I recently started using Deep Speech for audio transcriptions. I have doubts to clarify
Here is are the specification
Training or Inference - Both
DeepSpeech branch/version - 0.7.4
OS Platform and Distribution (e.g., Linux Ubuntu 18.04) - Linux - Ubuntu 18.04
Python version - 3.6.9
TensorFlow version - tensorflow-gpu==1.15.2
Inference :
1.What are the specifications to keep in mind regarding the audio file to be used for the inference?
Because I have different format file (.mp3,.wav, etc…)
2. Is there any restriction of the length of the audio( in mins )?
Training:
I started training the custom model . I want to understand what are the basic specifications for training model?
I understand it should be .wav file and mono channel . What is the maximum wav file size ?
Can we provide custom scorer file while training the custom model?
Thank you for the guidance @lissyx . I will try that out .
Could you please help me answering the queries related to inference part also ?
What are the specifications to keep in mind regarding the audio file to be used for the inference?
Because I have different format file (.mp3,.wav, etc…)
Is there any restriction of the length of the audio( in mins )?
lissyx
((slow to reply) [NOT PROVIDING SUPPORT])
6
Thank you for the information .
I want to understand one thing as you mentioned inference depends on training spec , so the following question is since in training we are allowed only to provide .wav files only with 16KHz audio sample rate , so does that mean in inference also we should convert the audio files to ,wav format and 16KHz for providing it for inference .
Why am I asking this because as I already mentioned I have audio files of different format ?
Please help me understand this to move forward in right direction.
lissyx
((slow to reply) [NOT PROVIDING SUPPORT])
8
We extract MFCC, so I guess you can do that with any format. We only test for WAV at 16kHz and 8kHz. The only constraint is that your inference data needs to match your training data.

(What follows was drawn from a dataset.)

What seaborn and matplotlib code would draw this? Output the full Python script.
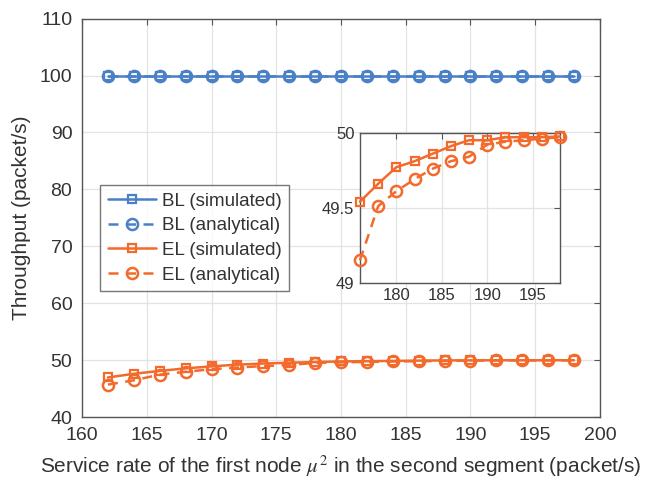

This thread would have been useful if only we were told how important it is to match the audio codec of the recording. I am sure the more we match, the better it is. For example, is it more important to match the person that speak than the audio codex? It seems that we need to go deep in the documentation simply to get an idea of what is important to match. Just saying that the inference data needs to match the training data is not very informative. It does not help much in deciding a trade off between the time we spent at training versus quality.